*Task to carry out*
Write out each line exactly as given. Leave the pictures out of your copy.
════════════════
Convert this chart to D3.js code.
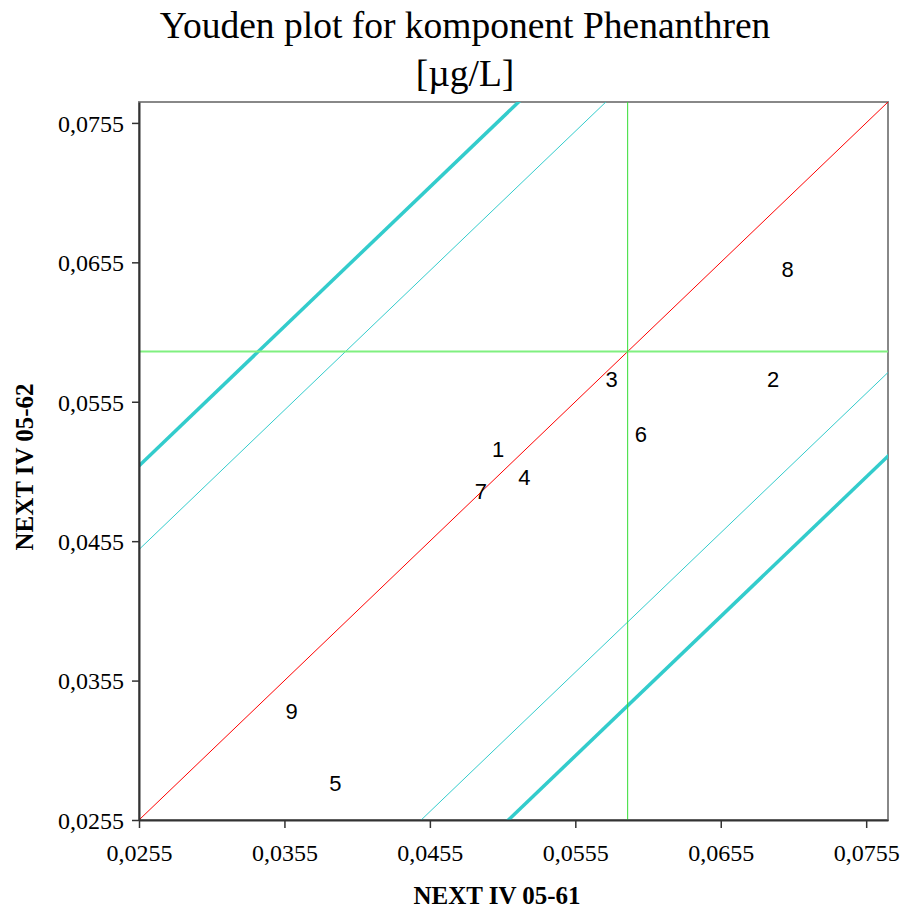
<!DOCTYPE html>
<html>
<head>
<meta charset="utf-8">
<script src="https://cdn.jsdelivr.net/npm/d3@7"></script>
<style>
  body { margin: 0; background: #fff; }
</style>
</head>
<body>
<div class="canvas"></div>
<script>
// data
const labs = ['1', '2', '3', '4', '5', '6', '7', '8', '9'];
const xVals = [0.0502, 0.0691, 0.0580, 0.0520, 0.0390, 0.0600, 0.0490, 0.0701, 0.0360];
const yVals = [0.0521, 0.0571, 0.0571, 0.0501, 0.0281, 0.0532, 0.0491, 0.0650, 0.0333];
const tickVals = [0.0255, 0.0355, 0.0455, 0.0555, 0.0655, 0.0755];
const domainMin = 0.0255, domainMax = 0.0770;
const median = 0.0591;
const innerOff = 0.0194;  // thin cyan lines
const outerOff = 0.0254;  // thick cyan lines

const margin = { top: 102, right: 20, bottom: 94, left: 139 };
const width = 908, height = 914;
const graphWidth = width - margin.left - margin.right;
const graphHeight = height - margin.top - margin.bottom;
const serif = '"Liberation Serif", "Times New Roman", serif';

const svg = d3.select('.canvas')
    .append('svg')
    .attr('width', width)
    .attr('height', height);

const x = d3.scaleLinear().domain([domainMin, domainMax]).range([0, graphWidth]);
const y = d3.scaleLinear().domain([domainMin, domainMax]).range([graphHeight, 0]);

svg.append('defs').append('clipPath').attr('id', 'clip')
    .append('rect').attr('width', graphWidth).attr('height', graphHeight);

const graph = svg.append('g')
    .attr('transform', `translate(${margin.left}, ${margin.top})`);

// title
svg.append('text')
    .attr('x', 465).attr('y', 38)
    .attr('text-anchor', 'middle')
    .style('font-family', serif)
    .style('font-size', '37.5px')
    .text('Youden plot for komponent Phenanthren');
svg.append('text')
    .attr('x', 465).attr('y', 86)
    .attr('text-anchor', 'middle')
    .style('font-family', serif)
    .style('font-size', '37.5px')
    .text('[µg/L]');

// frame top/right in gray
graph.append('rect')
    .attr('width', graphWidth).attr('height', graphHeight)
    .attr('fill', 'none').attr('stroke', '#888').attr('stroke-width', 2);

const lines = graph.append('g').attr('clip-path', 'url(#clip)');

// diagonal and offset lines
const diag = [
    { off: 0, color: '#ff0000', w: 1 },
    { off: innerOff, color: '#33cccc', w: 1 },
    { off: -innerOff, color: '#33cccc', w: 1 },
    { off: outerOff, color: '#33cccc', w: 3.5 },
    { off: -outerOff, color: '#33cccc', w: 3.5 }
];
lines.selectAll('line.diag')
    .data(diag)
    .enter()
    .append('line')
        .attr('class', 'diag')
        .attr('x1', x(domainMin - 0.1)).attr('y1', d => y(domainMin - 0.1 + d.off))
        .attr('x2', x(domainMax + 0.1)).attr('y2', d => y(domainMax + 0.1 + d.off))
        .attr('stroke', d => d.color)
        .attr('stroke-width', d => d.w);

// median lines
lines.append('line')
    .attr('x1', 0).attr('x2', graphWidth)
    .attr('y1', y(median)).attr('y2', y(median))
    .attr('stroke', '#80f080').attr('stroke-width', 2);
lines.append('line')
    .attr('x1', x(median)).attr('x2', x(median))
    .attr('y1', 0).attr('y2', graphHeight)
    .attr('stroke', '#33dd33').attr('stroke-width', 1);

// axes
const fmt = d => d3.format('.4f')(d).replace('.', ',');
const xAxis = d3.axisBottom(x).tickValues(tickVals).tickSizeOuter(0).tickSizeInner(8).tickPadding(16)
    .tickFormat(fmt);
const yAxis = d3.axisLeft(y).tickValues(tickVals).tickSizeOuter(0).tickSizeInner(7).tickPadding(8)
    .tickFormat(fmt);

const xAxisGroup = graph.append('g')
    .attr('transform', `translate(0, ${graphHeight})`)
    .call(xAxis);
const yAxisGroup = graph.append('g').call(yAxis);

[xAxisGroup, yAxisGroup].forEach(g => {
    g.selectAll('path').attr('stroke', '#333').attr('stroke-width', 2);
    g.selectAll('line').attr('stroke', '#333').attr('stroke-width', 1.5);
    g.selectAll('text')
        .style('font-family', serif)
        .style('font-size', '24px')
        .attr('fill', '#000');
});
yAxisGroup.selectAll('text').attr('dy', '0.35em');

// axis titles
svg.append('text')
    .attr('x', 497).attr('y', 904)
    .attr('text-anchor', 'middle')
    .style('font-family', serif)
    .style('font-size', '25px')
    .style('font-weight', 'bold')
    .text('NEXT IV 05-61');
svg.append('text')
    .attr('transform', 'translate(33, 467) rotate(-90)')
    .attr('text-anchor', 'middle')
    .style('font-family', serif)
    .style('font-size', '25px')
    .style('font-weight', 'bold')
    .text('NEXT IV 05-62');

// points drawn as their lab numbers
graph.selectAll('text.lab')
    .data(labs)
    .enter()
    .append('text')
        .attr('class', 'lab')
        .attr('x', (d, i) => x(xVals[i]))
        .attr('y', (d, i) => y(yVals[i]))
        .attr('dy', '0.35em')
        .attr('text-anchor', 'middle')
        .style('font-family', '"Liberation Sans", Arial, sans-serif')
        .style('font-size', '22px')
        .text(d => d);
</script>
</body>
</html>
════════════════
*Exercise result*
Convert this chart to D3.js code.
<!DOCTYPE html>
<html>
<head>
<meta charset="utf-8">
<script src="https://cdn.jsdelivr.net/npm/d3@7"></script>
<style>
  body { margin: 0; background: #fff; }
</style>
</head>
<body>
<div class="canvas"></div>
<script>
// data
const labs = ['1', '2', '3', '4', '5', '6', '7', '8', '9'];
const xVals = [0.0502, 0.0691, 0.0580, 0.0520, 0.0390, 0.0600, 0.0490, 0.0701, 0.0360];
const yVals = [0.0521, 0.0571, 0.0571, 0.0501, 0.0281, 0.0532, 0.0491, 0.0650, 0.0333];
const tickVals = [0.0255, 0.0355, 0.0455, 0.0555, 0.0655, 0.0755];
const domainMin = 0.0255, domainMax = 0.0770;
const median = 0.0591;
const innerOff = 0.0194;  // thin cyan lines
const outerOff = 0.0254;  // thick cyan lines

const margin = { top: 102, right: 20, bottom: 94, left: 139 };
const width = 908, height = 914;
const graphWidth = width - margin.left - margin.right;
const graphHeight = height - margin.top - margin.bottom;
const serif = '"Liberation Serif", "Times New Roman", serif';

const svg = d3.select('.canvas')
    .append('svg')
    .attr('width', width)
    .attr('height', height);

const x = d3.scaleLinear().domain([domainMin, domainMax]).range([0, graphWidth]);
const y = d3.scaleLinear().domain([domainMin, domainMax]).range([graphHeight, 0]);

svg.append('defs').append('clipPath').attr('id', 'clip')
    .append('rect').attr('width', graphWidth).attr('height', graphHeight);

const graph = svg.append('g')
    .attr('transform', `translate(${margin.left}, ${margin.top})`);

// title
svg.append('text')
    .attr('x', 465).attr('y', 38)
    .attr('text-anchor', 'middle')
    .style('font-family', serif)
    .style('font-size', '37.5px')
    .text('Youden plot for komponent Phenanthren');
svg.append('text')
    .attr('x', 465).attr('y', 86)
    .attr('text-anchor', 'middle')
    .style('font-family', serif)
    .style('font-size', '37.5px')
    .text('[µg/L]');

// frame top/right in gray
graph.append('rect')
    .attr('width', graphWidth).attr('height', graphHeight)
    .attr('fill', 'none').attr('stroke', '#888').attr('stroke-width', 2);

const lines = graph.append('g').attr('clip-path', 'url(#clip)');

// diagonal and offset lines
const diag = [
    { off: 0, color: '#ff0000', w: 1 },
    { off: innerOff, color: '#33cccc', w: 1 },
    { off: -innerOff, color: '#33cccc', w: 1 },
    { off: outerOff, color: '#33cccc', w: 3.5 },
    { off: -outerOff, color: '#33cccc', w: 3.5 }
];
lines.selectAll('line.diag')
    .data(diag)
    .enter()
    .append('line')
        .attr('class', 'diag')
        .attr('x1', x(domainMin - 0.1)).attr('y1', d => y(domainMin - 0.1 + d.off))
        .attr('x2', x(domainMax + 0.1)).attr('y2', d => y(domainMax + 0.1 + d.off))
        .attr('stroke', d => d.color)
        .attr('stroke-width', d => d.w);

// median lines
lines.append('line')
    .attr('x1', 0).attr('x2', graphWidth)
    .attr('y1', y(median)).attr('y2', y(median))
    .attr('stroke', '#80f080').attr('stroke-width', 2);
lines.append('line')
    .attr('x1', x(median)).attr('x2', x(median))
    .attr('y1', 0).attr('y2', graphHeight)
    .attr('stroke', '#33dd33').attr('stroke-width', 1);

// axes
const fmt = d => d3.format('.4f')(d).replace('.', ',');
const xAxis = d3.axisBottom(x).tickValues(tickVals).tickSizeOuter(0).tickSizeInner(8).tickPadding(16)
    .tickFormat(fmt);
const yAxis = d3.axisLeft(y).tickValues(tickVals).tickSizeOuter(0).tickSizeInner(7).tickPadding(8)
    .tickFormat(fmt);

const xAxisGroup = graph.append('g')
    .attr('transform', `translate(0, ${graphHeight})`)
    .call(xAxis);
const yAxisGroup = graph.append('g').call(yAxis);

[xAxisGroup, yAxisGroup].forEach(g => {
    g.selectAll('path').attr('stroke', '#333').attr('stroke-width', 2);
    g.selectAll('line').attr('stroke', '#333').attr('stroke-width', 1.5);
    g.selectAll('text')
        .style('font-family', serif)
        .style('font-size', '24px')
        .attr('fill', '#000');
});
yAxisGroup.selectAll('text').attr('dy', '0.35em');

// axis titles
svg.append('text')
    .attr('x', 497).attr('y', 904)
    .attr('text-anchor', 'middle')
    .style('font-family', serif)
    .style('font-size', '25px')
    .style('font-weight', 'bold')
    .text('NEXT IV 05-61');
svg.append('text')
    .attr('transform', 'translate(33, 467) rotate(-90)')
    .attr('text-anchor', 'middle')
    .style('font-family', serif)
    .style('font-size', '25px')
    .style('font-weight', 'bold')
    .text('NEXT IV 05-62');

// points drawn as their lab numbers
graph.selectAll('text.lab')
    .data(labs)
    .enter()
    .append('text')
        .attr('class', 'lab')
        .attr('x', (d, i) => x(xVals[i]))
        .attr('y', (d, i) => y(yVals[i]))
        .attr('dy', '0.35em')
        .attr('text-anchor', 'middle')
        .style('font-family', '"Liberation Sans", Arial, sans-serif')
        .style('font-size', '22px')
        .text(d => d);
</script>
</body>
</html>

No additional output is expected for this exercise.